1. A device for storing filamentary thread material for inserting weft threads in weaving machines, having a feed nozzle for feeding the thread material and air, and further having an endless thread carrier provided with a rough surface and passing the said nozzle for temporary retaining of the fed material, characterized by the fact that the feed nozzle is arranged rigidly fixed in position, and that a cover member is arranged about the horizontal part of the thread carrier, which cover member rests on the thread carrier merely under the action of its own weight and is fixed against displacement in the longitudinal and transverse directions of the thread carrier, wherein the material coming from the nozzle is introduced between thread carrier and cover member.

2. The device according to claim 1 in which the thread carrier is covered by a cover member at the point of the formation of thread packages from said thread material and the depositing of the thread packages is effected into the space between thread carrier and cover member.

3. The device according to claim 2 in which the thread carrier is formed by an endless belt which has an adherent covering on its outer side and is conducted over two rollers and the cover member is formed by a small plate which extends between the rollers.

4. The device according to claim 3 in which the small plate rests on the belt merely under the action of its own weight and is fixed against displacement in the longitudinal and transverse directions of the belt.

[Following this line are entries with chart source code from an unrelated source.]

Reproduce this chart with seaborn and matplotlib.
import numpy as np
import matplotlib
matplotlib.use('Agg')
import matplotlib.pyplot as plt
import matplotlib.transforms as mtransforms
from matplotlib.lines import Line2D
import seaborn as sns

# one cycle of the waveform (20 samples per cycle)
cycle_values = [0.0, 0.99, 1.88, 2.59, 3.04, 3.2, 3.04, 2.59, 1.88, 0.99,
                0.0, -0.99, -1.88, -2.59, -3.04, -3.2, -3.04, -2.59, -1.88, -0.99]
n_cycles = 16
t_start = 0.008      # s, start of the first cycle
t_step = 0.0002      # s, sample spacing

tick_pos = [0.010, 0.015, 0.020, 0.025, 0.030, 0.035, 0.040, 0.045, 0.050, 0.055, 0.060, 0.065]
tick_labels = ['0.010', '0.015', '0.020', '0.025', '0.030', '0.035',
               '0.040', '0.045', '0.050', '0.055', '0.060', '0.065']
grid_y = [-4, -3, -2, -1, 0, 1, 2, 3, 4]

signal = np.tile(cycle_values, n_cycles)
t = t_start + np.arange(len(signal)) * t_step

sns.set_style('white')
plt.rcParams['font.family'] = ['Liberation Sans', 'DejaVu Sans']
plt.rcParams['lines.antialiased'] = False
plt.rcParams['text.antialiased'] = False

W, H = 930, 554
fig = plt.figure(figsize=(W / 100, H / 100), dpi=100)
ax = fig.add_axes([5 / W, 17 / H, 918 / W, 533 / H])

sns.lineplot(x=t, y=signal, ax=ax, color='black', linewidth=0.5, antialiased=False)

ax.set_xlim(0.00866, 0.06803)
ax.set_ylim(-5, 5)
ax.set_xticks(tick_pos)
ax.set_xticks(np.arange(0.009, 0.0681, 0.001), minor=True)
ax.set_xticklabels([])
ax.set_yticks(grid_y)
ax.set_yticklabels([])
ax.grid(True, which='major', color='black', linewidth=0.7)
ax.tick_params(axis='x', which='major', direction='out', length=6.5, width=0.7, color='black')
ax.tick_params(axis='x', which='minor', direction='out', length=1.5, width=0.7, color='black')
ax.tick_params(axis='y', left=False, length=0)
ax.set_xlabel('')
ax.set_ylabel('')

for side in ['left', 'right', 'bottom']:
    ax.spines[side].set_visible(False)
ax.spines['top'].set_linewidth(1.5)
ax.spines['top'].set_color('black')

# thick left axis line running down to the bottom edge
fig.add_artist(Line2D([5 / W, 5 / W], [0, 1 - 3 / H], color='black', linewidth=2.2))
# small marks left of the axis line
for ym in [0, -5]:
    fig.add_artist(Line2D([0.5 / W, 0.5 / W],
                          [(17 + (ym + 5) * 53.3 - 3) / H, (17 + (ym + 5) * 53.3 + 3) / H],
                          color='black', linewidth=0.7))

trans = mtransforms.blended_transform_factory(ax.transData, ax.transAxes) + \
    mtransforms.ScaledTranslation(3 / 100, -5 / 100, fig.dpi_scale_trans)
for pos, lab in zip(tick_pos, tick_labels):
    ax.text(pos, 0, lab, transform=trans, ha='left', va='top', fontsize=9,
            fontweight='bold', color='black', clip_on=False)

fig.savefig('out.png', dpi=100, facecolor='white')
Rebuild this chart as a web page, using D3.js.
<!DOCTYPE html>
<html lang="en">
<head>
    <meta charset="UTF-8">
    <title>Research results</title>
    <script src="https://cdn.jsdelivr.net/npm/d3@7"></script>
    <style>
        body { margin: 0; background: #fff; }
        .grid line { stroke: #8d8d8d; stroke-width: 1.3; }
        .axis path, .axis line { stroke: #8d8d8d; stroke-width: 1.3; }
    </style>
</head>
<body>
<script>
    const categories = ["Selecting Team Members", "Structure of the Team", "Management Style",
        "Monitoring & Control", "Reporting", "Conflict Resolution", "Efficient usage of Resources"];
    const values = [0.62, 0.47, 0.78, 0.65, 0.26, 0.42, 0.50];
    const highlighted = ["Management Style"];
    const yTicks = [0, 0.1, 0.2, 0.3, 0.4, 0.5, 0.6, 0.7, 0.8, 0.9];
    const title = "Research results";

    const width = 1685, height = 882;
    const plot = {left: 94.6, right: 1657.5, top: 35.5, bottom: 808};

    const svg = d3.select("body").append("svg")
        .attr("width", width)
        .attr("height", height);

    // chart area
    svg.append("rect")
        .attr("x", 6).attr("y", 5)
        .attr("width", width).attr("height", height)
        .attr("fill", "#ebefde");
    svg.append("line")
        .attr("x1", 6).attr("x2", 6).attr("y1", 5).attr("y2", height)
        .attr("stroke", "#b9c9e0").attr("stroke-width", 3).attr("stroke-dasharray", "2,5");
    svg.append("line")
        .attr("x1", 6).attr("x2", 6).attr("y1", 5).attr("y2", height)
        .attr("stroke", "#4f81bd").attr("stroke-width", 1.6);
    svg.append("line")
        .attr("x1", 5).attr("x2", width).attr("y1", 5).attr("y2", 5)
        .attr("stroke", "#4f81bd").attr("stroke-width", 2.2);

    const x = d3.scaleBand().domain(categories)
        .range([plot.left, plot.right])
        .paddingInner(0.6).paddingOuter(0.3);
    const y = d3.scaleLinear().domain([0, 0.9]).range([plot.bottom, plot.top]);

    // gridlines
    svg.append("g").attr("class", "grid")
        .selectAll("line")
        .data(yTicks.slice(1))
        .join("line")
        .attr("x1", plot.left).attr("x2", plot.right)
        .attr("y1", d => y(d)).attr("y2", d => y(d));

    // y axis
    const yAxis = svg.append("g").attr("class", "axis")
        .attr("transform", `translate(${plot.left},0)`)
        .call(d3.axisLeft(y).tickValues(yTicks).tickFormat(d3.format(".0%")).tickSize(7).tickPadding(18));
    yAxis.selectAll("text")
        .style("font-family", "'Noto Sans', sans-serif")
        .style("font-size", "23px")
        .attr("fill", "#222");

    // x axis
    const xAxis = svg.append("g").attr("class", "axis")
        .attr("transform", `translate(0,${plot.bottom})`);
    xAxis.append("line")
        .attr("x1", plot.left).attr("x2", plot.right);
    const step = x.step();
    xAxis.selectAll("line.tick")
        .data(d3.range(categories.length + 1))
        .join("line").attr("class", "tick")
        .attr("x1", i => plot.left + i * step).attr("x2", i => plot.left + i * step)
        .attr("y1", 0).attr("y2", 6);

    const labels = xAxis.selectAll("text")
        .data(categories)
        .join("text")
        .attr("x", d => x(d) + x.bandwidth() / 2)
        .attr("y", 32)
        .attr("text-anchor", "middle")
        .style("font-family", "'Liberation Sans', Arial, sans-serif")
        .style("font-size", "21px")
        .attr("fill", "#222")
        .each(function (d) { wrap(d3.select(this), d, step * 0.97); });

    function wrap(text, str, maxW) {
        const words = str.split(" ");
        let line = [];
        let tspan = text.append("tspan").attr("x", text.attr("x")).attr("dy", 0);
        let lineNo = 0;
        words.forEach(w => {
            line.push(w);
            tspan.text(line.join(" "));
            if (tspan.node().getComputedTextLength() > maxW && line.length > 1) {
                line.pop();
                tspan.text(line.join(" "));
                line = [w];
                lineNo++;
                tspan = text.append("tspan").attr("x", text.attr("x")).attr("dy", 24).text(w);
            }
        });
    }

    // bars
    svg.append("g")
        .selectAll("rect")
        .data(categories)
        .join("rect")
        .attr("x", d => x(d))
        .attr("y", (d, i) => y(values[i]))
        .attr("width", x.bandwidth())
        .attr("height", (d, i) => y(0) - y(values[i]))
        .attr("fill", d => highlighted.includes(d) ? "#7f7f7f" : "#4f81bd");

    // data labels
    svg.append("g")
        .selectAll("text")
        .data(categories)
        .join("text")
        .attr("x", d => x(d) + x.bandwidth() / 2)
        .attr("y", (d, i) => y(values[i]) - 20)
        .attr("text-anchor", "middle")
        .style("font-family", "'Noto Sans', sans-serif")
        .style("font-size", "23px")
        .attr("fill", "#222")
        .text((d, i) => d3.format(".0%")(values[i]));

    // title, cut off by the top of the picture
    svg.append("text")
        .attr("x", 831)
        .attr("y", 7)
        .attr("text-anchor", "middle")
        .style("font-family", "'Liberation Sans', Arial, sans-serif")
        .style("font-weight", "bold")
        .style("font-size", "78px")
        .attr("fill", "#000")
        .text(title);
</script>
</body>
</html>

5. The device according to claim 4 in which the small plate is fixed in the region of its end further from the feed nozzle and its free end extends up to below the feed nozzle and, in the region of the jet outlet opening of the latter, has an opening which permits the application of the threads onto the belt, the said opening being towards a side edge of the small plate.

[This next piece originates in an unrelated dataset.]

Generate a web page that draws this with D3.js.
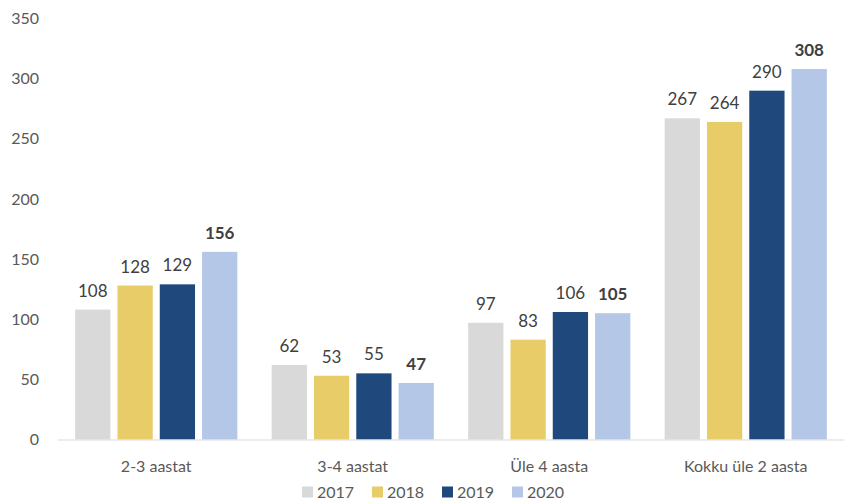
<!DOCTYPE html>
<html>
<head>
<meta charset="utf-8">
<script src="https://cdn.jsdelivr.net/npm/d3@7"></script>
<style>
  body { margin: 0; background: #fff; }
  svg text { font-family: Lato, "Open Sans", sans-serif; }
</style>
</head>
<body>
<div id="chart"></div>
<script>
const width = 847;
const height = 504;
const margin = { top: 18.5, right: 3, bottom: 64, left: 58 };

const categories = ["2-3 aastat", "3-4 aastat", "Üle 4 aasta", "Kokku üle 2 aasta"];
const years = ["2017", "2018", "2019", "2020"];
const colors = ["#d9d9d9", "#e8cc67", "#1f497d", "#b4c7e7"];
const values2017 = [108, 62, 97, 267];
const values2018 = [128, 53, 83, 264];
const values2019 = [129, 55, 106, 290];
const values2020 = [156, 47, 105, 308];
const yTicks = [0, 50, 100, 150, 200, 250, 300, 350];

const series = [values2017, values2018, values2019, values2020];

const svg = d3
  .select("#chart")
  .append("svg")
  .attr("width", width)
  .attr("height", height);

const x0 = d3
  .scaleBand()
  .domain(categories)
  .range([margin.left, width - margin.right])
  .paddingInner(0.139)
  .paddingOuter(0.0695);

const x1 = d3
  .scaleBand()
  .domain(years)
  .range([0, x0.bandwidth()])
  .paddingInner(0.166)
  .paddingOuter(0.083);

const y = d3
  .scaleLinear()
  .domain([0, 350])
  .range([height - margin.bottom - 0.5, margin.top]);

const color = d3.scaleOrdinal().domain(years).range(colors);

// y tick labels (no axis line, no gridlines)
svg
  .append("g")
  .selectAll("text")
  .data(yTicks)
  .enter()
  .append("text")
  .attr("x", 39)
  .attr("y", (d) => y(d))
  .attr("dy", "0.35em")
  .attr("text-anchor", "end")
  .attr("font-size", "16px")
  .attr("fill", "#595959")
  .text((d) => d);

// bars
const rows = categories.map((c, i) => ({
  category: c,
  values: years.map((yr, j) => ({ year: yr, value: series[j][i], bold: j === 3 }))
}));

const groups = svg
  .append("g")
  .selectAll("g")
  .data(rows)
  .enter()
  .append("g")
  .attr("transform", (d) => `translate(${x0(d.category)},0)`);

groups
  .selectAll("rect")
  .data((d) => d.values)
  .enter()
  .append("rect")
  .attr("x", (d) => x1(d.year))
  .attr("y", (d) => y(d.value))
  .attr("width", x1.bandwidth())
  .attr("height", (d) => y(0) - y(d.value))
  .attr("fill", (d) => color(d.year));

groups
  .selectAll("text")
  .data((d) => d.values)
  .enter()
  .append("text")
  .attr("x", (d) => x1(d.year) + x1.bandwidth() / 2)
  .attr("y", (d) => y(d.value) - 13)
  .attr("text-anchor", "middle")
  .attr("font-size", "17px")
  .attr("font-weight", (d) => (d.bold ? "bold" : "normal"))
  .attr("fill", "#404040")
  .text((d) => d.value);

// baseline
svg
  .append("line")
  .attr("x1", margin.left)
  .attr("x2", width - margin.right)
  .attr("y1", y(0) + 0.5)
  .attr("y2", y(0) + 0.5)
  .attr("stroke", "#d9d9d9")
  .attr("stroke-width", 1);

// category labels
svg
  .append("g")
  .selectAll("text")
  .data(categories)
  .enter()
  .append("text")
  .attr("x", (d) => x0(d) + x0.bandwidth() / 2)
  .attr("y", 466)
  .attr("dy", "0.35em")
  .attr("text-anchor", "middle")
  .attr("font-size", "16px")
  .attr("fill", "#595959")
  .text((d) => d);

// legend
const legend = svg
  .append("g")
  .attr("transform", "translate(302,492)");

const item = legend
  .selectAll("g")
  .data(years)
  .enter()
  .append("g")
  .attr("transform", (d, i) => `translate(${i * 70},0)`);

item
  .append("rect")
  .attr("x", 0)
  .attr("y", -5.5)
  .attr("width", 11)
  .attr("height", 11)
  .attr("fill", (d) => color(d));

item
  .append("text")
  .attr("x", 15)
  .attr("y", 0)
  .attr("dy", "0.35em")
  .attr("font-size", "16px")
  .attr("fill", "#595959")
  .text((d) => d);
</script>
</body>
</html>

6. The device according to claim 3 in which a cleaning means is provided for the endless belt and said means is preferably formed by suction means.

7. The device according to claim 2 operatively associated on a loom to which filling threads withdrawn from a plurality of stored bobbins are fed and into which the different filling threads are alternately inserted, the alternation of the different filling threads taking place in a constant rhythm and in each case one filling thread from one supply bobbin following one from another supply bobbin, and in which a separate feed nozzle is provided for each of the filling threads, characterized by the fact that the thread carrier is so arranged that the filling threads are withdrawn laterally from each thread package, respectively.

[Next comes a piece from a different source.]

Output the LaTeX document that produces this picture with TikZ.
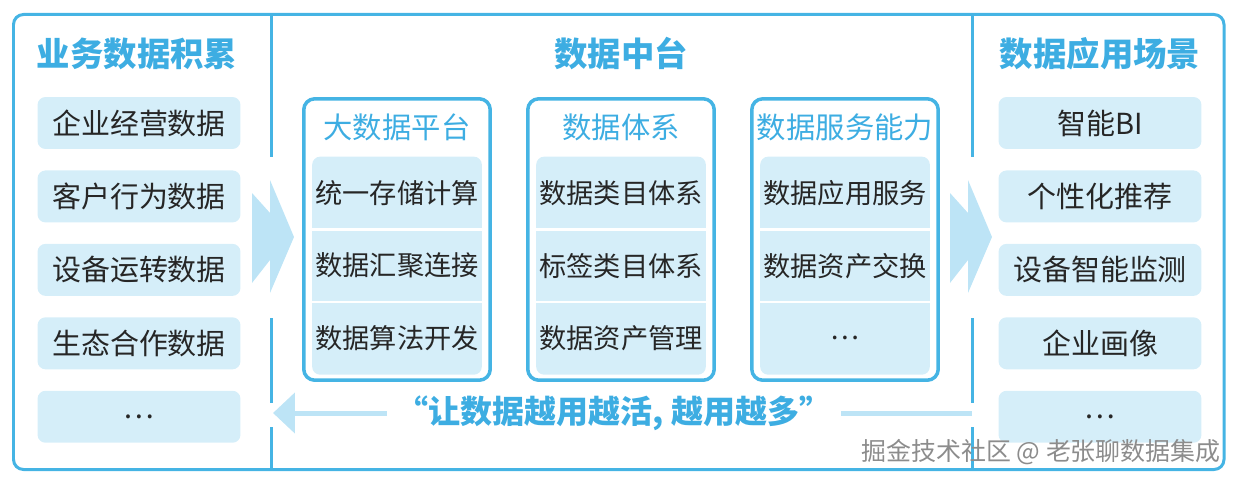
\documentclass[tikz,border=0pt]{standalone}
\usepackage{fontspec}
\setmainfont{Noto Sans CJK SC}
\usetikzlibrary{arrows.meta, positioning, fit, backgrounds}
\definecolor{lineblue}{HTML}{45B4E4}
\definecolor{headblue}{HTML}{3DADE2}
\definecolor{cellblue}{HTML}{D5EEF9}
\definecolor{flowblue}{HTML}{BDE4F6}
\definecolor{inkgray}{HTML}{262626}

\begin{document}
\begin{tikzpicture}[
    x=0.02cm, y=-0.02cm,
    frame/.style={draw=lineblue, line width=0.06cm, rounded corners=0.2cm},
    divider/.style={lineblue, line width=0.06cm},
    coltitle/.style={font=\fontsize{19}{22}\selectfont\bfseries, text=headblue},
    item/.style={rectangle, fill=cellblue, minimum width=4.06cm, minimum height=1.04cm, rounded corners=0.16cm, inner sep=0pt, font=\fontsize{16.5}{20}\selectfont, text=inkgray},
    group/.style={rectangle, draw=lineblue, line width=0.07cm, minimum width=3.73cm, minimum height=5.63cm, rounded corners=0.22cm},
    grouptitle/.style={font=\fontsize{16.7}{20}\selectfont, text=headblue},
    cell/.style={rectangle, minimum width=3.38cm, minimum height=1.44cm, inner sep=0pt, font=\fontsize{15.5}{19}\selectfont, text=inkgray},
    panel/.style={fill=cellblue, rounded corners=0.16cm, inner sep=0pt},
    rowsep/.style={white, line width=0.05cm},
    bigflow/.style={fill=flowblue},
    backflow/.style={-{Triangle[length=0.44cm, width=0.8cm]}, flowblue, line width=0.1cm},
    slogan/.style={fill=white, inner xsep=0.2cm, inner ysep=0pt, font=\fontsize{18.2}{20}\selectfont\bfseries, text=headblue},
    watermark/.style={font=\fontsize{14.2}{16}\selectfont, text=black!45, inner sep=0pt},
]

\useasboundingbox (0,0) rectangle (1237,483);

% Outer frame and dividers
\draw[frame] (13.5,14.5) rectangle (1224,469.5);
\draw[divider] (271,14.5) -- (271,157) (271,318) -- (271,403) (271,427) -- (271,469.5);
\draw[divider] (972,14.5) -- (972,157) (972,318) -- (972,403) (972,427) -- (972,469.5);

% Column titles
\node[coltitle] (srcT) at (137,54) {业务数据积累};
\node[coltitle] (hubT) at (621,54) {数据中台};
\node[coltitle] (appT) at (1100,54) {数据应用场景};

% Business data (left)
\node[item] (src1) at (139,123) {企业经营数据};
\node[item, below=0.415cm of src1] (src2) {客户行为数据};
\node[item, below=0.415cm of src2] (src3) {设备运转数据};
\node[item, below=0.415cm of src3] (src4) {生态合作数据};
\node[item, below=0.415cm of src4] (src5) {…};

% Application scenarios (right)
\node[item] (app1) at (1100,123) {智能BI};
\node[item, below=0.415cm of app1] (app2) {个性化推荐};
\node[item, below=0.415cm of app2] (app3) {设备智能监测};
\node[item, below=0.415cm of app3] (app4) {企业画像};
\node[item, below=0.415cm of app4] (app5) {…};

% Data middle platform groups
\node[group] (plat) at (397,239.5) {};
\node[grouptitle] (platT) at (397,127) {大数据平台};
\node[cell] (plat1) at (397,193) {统一存储计算};
\node[cell, below=0cm of plat1] (plat2) {数据汇聚连接};
\node[cell, below=0cm of plat2] (plat3) {数据算法开发};

\node[group] (sys) at (621,239.5) {};
\node[grouptitle] (sysT) at (621,127) {数据体系};
\node[cell] (sys1) at (621,193) {数据类目体系};
\node[cell, below=0cm of sys1] (sys2) {标签类目体系};
\node[cell, below=0cm of sys2] (sys3) {数据资产管理};

\node[group] (svc) at (845,239.5) {};
\node[grouptitle] (svcT) at (845,127) {数据服务能力};
\node[cell] (svc1) at (845,193) {数据应用服务};
\node[cell, below=0cm of svc1] (svc2) {数据资产交换};
\node[cell, below=0cm of svc2] (svc3) {…};

% Row separators
\draw[rowsep] (plat1.south west) -- (plat1.south east);
\draw[rowsep] (plat2.south west) -- (plat2.south east);
\draw[rowsep] (sys1.south west) -- (sys1.south east);
\draw[rowsep] (sys2.south west) -- (sys2.south east);
\draw[rowsep] (svc1.south west) -- (svc1.south east);
\draw[rowsep] (svc2.south west) -- (svc2.south east);

% Flow arrows between columns
\coordinate (inL) at (271,237);
\coordinate (inR) at (969,237);
\fill[bigflow] (inL) ++(-19,-44) -- ++(18,20) -- ++(0,-33) -- ++(24,57) -- ++(-24,56) -- ++(0,-33) -- ++(-18,23) -- cycle;
\fill[bigflow] (inR) ++(-19,-44) -- ++(18,20) -- ++(0,-33) -- ++(24,57) -- ++(-24,56) -- ++(0,-33) -- ++(-18,23) -- cycle;

% Feedback arrow
\coordinate (backR) at (972,413);
\coordinate (backL) at (273,413);
\draw[backflow] (backR) -- (backL);
\node[slogan] (motto) at (614,413) {“让数据越用越活, 越用越多”};

\node[watermark, anchor=east] (wm) at (1221,452) {掘金技术社区 @ 老张聊数据集成};

% Cell panels
\begin{scope}[on background layer]
    \node[panel, fit=(plat1)(plat3)] (platP) {};
    \node[panel, fit=(sys1)(sys3)] (sysP) {};
    \node[panel, fit=(svc1)(svc3)] (svcP) {};
\end{scope}

\end{tikzpicture}
\end{document}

8. The device according to claim 7 in which the surface of the thread carrier which holds the thread packages is arranged approximately parallel to the plane of the warp threads when the shed of the loom is closed.

9. The device according to claim 8 in which for each of the filling threads a separate thread carrier is provided and the individual thread carriers are arranged staggered with respect to each other in the lateral distance from the shed of the loom and in height.

10. The device according to claim 9 in which each feed nozzle is directed from above towards its associated thread carrier and the direction of movement of the part of each thread carrier which faces the feed nozzle lies in the direction of the warp-threads in the loom but opposite to their direction of transport in the weaving process.

11. The device according to claim 1 operatively associated on a loom in which are fed filling threads drawn from a plurality of supply bobbins and into which the different filling threads are alternately inserted during the operation of the loom, the alternation of the different filling threads taking place in a constant rhythm and in each case one filling thread from one supply bobbin following one from another supply bobbin, characterized by the fact that a separate feed nozzle is provided for each of the filling threads and that a common drive means is provided for the thread carriers which are associated with the feed nozzles.

12. The device according to claim 11 in which a single common thread carrier is provided which has a lay-on track for each thread package.